[Set task]: Scan the lines below for the string "document" and copy every one that has it.

[Recorded information]:

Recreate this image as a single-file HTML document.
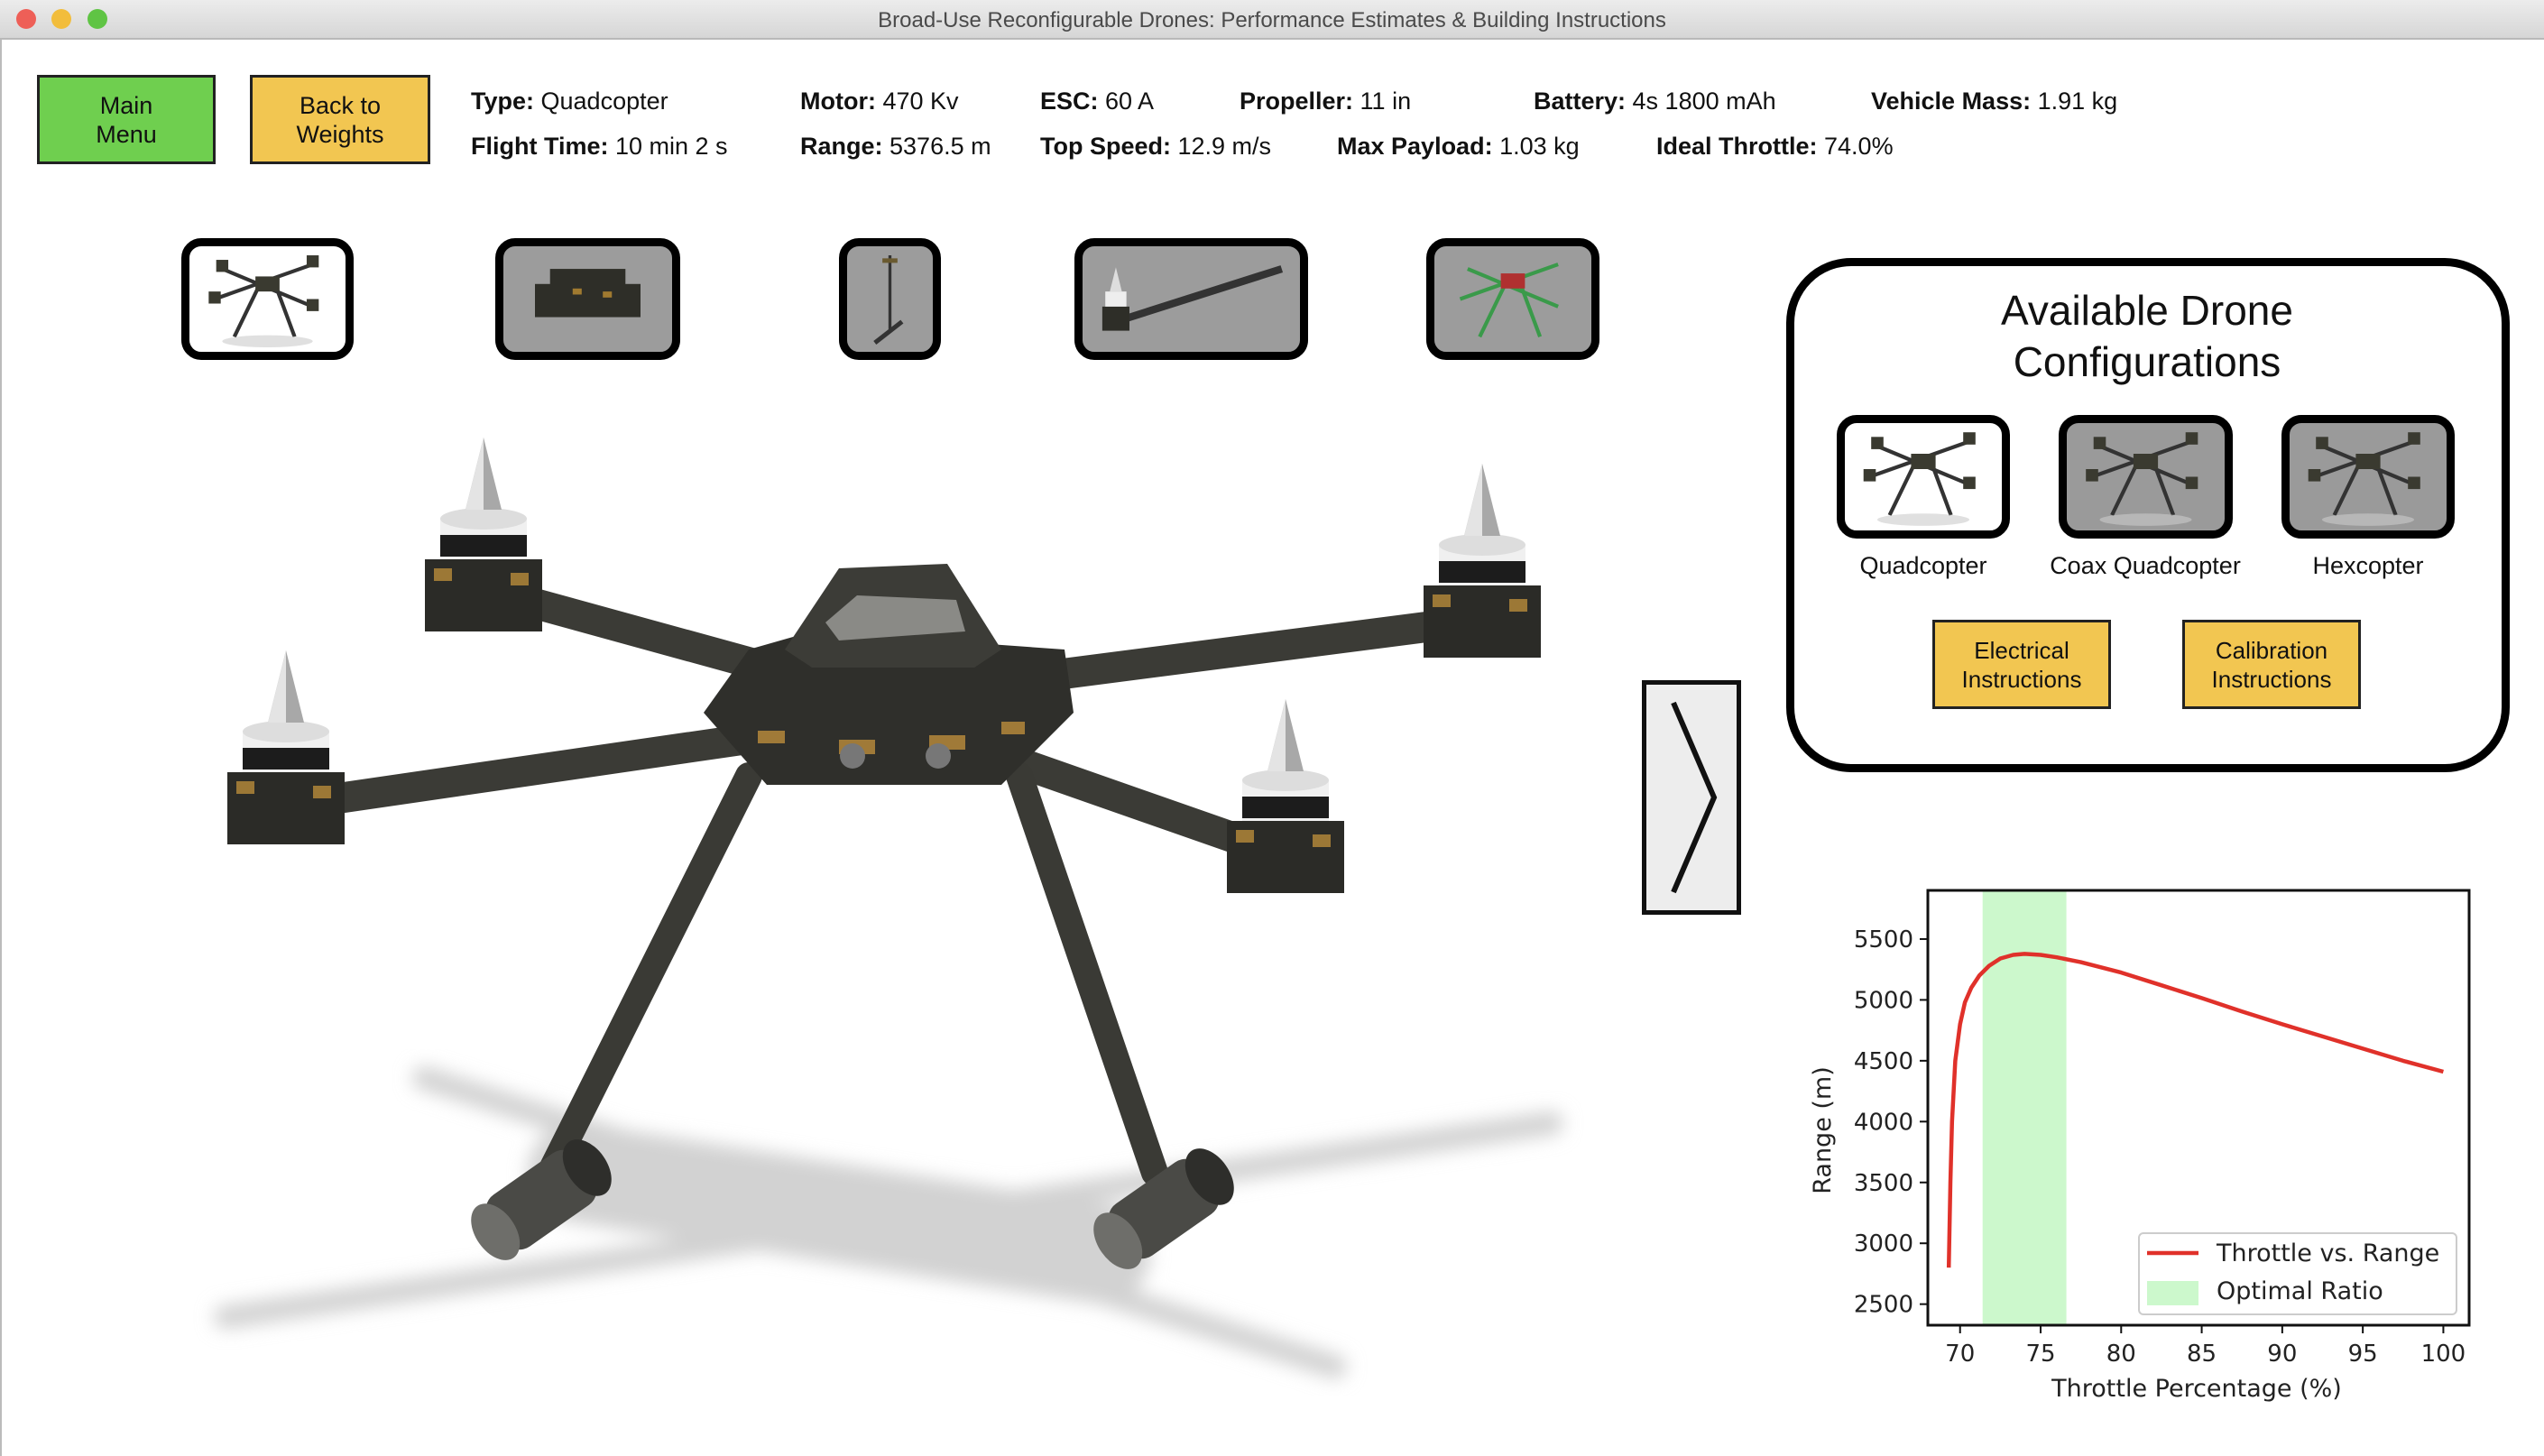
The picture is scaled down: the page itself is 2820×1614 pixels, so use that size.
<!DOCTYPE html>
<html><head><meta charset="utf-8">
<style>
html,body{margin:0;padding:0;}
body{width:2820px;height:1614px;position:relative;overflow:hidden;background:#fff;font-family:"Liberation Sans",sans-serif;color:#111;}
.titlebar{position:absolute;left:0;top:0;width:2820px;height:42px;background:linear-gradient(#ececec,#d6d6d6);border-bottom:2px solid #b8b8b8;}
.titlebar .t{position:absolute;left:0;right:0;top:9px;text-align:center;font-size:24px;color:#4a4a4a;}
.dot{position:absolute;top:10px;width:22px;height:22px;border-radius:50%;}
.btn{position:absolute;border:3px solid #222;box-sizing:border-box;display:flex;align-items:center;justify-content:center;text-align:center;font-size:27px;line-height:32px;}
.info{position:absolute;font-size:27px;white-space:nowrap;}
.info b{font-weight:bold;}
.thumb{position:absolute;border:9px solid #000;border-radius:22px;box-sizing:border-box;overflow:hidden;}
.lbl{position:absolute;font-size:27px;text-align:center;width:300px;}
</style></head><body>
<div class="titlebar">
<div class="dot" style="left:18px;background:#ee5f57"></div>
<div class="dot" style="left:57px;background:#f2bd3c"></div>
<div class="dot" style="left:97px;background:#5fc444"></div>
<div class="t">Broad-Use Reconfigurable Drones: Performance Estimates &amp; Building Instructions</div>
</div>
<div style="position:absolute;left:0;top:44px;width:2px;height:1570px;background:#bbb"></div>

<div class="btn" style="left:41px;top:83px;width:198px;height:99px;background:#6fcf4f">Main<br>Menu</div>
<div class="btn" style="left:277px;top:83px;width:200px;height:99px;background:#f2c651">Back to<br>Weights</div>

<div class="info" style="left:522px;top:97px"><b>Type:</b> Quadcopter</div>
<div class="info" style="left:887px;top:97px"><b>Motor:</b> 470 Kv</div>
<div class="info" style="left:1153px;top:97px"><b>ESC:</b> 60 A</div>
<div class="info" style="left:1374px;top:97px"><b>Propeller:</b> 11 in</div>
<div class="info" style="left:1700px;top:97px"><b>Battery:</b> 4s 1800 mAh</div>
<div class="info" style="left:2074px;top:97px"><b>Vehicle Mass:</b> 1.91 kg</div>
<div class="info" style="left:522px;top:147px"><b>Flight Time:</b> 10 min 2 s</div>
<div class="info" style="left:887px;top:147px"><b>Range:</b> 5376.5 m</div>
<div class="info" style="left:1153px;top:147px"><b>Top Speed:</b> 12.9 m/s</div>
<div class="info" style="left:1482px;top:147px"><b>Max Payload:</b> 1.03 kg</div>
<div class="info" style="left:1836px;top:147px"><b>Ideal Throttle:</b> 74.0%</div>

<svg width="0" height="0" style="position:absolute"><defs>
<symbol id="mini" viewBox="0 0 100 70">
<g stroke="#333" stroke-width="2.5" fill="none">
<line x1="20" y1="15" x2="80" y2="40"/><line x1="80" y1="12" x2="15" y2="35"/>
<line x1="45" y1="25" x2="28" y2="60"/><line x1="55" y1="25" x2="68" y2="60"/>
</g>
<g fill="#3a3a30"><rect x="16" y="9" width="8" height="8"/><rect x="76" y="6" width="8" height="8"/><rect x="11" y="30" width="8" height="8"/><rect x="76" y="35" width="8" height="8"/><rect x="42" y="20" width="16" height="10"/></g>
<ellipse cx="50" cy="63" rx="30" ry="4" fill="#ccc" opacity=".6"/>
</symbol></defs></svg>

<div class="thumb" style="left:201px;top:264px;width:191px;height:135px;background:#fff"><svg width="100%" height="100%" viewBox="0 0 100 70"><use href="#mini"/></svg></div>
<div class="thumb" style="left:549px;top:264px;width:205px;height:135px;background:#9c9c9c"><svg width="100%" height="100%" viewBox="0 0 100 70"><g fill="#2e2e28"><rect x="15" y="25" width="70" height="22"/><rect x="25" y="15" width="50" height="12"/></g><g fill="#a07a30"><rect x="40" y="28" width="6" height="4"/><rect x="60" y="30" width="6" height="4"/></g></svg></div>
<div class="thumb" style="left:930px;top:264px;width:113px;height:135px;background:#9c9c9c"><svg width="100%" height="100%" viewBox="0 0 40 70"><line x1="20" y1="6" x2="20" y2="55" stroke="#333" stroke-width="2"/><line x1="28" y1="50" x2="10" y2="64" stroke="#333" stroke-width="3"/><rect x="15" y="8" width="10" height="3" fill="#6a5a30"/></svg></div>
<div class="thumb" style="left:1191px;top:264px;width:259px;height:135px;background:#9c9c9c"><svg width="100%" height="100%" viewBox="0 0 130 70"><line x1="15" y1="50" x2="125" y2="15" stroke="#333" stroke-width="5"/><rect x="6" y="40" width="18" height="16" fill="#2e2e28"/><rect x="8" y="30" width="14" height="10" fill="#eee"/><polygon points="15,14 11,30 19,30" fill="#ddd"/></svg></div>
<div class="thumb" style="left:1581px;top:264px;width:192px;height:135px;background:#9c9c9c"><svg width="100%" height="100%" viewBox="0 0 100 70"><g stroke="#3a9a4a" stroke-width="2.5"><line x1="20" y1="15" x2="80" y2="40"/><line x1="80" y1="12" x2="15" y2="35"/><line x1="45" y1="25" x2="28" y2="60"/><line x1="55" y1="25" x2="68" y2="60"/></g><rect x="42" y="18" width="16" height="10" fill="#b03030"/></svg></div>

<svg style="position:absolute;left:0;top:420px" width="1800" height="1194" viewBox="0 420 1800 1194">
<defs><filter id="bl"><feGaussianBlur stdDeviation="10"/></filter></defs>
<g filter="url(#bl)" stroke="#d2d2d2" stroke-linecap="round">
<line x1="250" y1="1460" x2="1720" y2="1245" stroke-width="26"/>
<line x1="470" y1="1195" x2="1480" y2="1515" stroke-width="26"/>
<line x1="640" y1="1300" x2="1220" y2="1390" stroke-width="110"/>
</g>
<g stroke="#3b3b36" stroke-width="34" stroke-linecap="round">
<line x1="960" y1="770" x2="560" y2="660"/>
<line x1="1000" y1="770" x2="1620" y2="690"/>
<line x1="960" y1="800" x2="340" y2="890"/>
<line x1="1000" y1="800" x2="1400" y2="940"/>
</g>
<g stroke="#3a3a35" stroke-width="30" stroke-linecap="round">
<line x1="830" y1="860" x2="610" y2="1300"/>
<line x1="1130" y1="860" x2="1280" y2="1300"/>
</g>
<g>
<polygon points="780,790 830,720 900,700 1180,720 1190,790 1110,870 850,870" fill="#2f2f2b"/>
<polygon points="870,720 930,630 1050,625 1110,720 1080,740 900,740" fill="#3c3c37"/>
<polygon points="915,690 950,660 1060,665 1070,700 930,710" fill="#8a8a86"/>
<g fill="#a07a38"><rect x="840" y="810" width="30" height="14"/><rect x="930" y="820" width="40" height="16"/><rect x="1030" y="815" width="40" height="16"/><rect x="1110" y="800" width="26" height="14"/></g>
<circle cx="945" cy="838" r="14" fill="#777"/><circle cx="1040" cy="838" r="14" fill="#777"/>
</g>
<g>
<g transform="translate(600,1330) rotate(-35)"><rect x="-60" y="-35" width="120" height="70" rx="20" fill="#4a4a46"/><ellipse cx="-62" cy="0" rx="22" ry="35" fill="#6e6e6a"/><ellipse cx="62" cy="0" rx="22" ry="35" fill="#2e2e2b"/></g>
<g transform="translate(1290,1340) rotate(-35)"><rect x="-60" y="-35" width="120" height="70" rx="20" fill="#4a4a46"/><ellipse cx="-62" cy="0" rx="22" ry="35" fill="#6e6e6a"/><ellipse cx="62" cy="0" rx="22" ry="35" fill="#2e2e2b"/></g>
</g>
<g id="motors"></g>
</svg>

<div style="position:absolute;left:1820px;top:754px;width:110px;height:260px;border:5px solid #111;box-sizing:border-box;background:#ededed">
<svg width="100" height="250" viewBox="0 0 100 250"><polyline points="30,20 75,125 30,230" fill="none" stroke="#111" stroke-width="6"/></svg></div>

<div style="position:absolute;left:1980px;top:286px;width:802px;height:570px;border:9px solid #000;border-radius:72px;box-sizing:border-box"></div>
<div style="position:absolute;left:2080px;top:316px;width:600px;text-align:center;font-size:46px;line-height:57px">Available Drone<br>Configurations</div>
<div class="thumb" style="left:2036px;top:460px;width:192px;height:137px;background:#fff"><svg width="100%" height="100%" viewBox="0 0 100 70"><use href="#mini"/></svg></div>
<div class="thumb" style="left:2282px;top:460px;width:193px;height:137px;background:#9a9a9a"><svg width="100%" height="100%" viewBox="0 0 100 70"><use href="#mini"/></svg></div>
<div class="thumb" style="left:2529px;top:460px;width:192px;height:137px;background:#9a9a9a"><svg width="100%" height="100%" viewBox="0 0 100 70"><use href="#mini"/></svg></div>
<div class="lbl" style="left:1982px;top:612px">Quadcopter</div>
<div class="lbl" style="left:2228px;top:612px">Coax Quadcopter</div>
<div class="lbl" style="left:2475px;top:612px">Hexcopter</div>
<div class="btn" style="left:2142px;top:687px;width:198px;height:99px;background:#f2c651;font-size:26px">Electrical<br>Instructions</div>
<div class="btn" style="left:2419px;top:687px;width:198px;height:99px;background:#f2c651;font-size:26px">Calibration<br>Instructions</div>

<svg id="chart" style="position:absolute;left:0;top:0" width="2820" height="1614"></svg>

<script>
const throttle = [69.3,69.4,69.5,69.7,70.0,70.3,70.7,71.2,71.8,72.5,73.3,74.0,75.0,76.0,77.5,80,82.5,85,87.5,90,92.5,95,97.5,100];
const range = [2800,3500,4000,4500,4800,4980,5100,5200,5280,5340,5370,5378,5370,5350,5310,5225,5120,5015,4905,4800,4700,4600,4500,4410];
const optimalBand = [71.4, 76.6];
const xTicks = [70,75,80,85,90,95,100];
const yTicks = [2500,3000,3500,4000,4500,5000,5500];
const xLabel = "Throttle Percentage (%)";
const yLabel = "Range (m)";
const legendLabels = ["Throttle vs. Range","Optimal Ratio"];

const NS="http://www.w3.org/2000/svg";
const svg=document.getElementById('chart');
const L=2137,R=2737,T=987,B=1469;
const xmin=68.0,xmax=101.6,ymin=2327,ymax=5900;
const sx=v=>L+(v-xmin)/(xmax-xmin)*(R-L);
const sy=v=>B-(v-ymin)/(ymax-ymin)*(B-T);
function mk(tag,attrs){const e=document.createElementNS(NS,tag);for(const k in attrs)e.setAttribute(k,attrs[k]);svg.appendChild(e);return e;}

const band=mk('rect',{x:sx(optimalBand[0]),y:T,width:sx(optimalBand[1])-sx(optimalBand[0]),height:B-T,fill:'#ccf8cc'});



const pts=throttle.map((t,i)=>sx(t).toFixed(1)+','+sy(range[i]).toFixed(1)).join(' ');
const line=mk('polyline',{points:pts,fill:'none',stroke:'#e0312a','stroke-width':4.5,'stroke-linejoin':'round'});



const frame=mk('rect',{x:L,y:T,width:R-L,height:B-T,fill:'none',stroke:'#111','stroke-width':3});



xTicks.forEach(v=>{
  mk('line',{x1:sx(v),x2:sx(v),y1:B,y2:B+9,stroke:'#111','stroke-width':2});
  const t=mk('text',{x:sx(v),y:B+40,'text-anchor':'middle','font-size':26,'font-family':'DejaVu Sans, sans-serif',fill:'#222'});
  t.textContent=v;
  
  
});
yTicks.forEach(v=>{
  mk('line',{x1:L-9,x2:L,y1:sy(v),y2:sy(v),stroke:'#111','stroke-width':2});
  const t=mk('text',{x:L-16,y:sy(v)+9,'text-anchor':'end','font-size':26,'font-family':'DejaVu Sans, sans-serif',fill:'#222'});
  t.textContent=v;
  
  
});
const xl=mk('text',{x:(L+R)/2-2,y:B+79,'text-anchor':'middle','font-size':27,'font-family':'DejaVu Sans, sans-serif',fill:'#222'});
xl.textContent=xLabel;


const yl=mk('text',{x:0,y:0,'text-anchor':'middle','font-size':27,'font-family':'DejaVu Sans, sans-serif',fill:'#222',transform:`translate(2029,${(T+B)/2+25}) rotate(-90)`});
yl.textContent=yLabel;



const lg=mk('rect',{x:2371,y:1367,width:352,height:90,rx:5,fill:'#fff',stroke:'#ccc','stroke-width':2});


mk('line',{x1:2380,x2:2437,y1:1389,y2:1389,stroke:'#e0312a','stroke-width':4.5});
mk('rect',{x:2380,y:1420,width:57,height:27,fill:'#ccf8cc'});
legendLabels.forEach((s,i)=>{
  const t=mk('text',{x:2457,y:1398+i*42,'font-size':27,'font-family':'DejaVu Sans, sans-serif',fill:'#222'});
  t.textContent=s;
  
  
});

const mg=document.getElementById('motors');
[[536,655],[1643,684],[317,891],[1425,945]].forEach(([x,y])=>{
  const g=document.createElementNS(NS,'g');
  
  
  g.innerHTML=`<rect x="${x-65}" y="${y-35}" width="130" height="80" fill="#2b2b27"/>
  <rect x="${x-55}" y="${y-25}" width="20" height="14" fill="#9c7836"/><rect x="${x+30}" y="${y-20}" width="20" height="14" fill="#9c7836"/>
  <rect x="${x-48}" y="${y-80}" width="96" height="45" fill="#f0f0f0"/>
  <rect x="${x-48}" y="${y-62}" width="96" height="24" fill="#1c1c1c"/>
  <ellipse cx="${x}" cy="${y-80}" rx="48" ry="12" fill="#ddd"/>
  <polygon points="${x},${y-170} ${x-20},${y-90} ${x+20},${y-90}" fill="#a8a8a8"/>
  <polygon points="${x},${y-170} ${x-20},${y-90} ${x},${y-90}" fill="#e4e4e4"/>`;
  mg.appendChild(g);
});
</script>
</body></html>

[Result]:
Recreate this image as a single-file HTML document.
const svg=document.getElementById('chart');
function mk(tag,attrs){const e=document.createElementNS(NS,tag);for(const k in attrs)e.setAttribute(k,attrs[k]);svg.appendChild(e);return e;}
const mg=document.getElementById('motors');
  const g=document.createElementNS(NS,'g');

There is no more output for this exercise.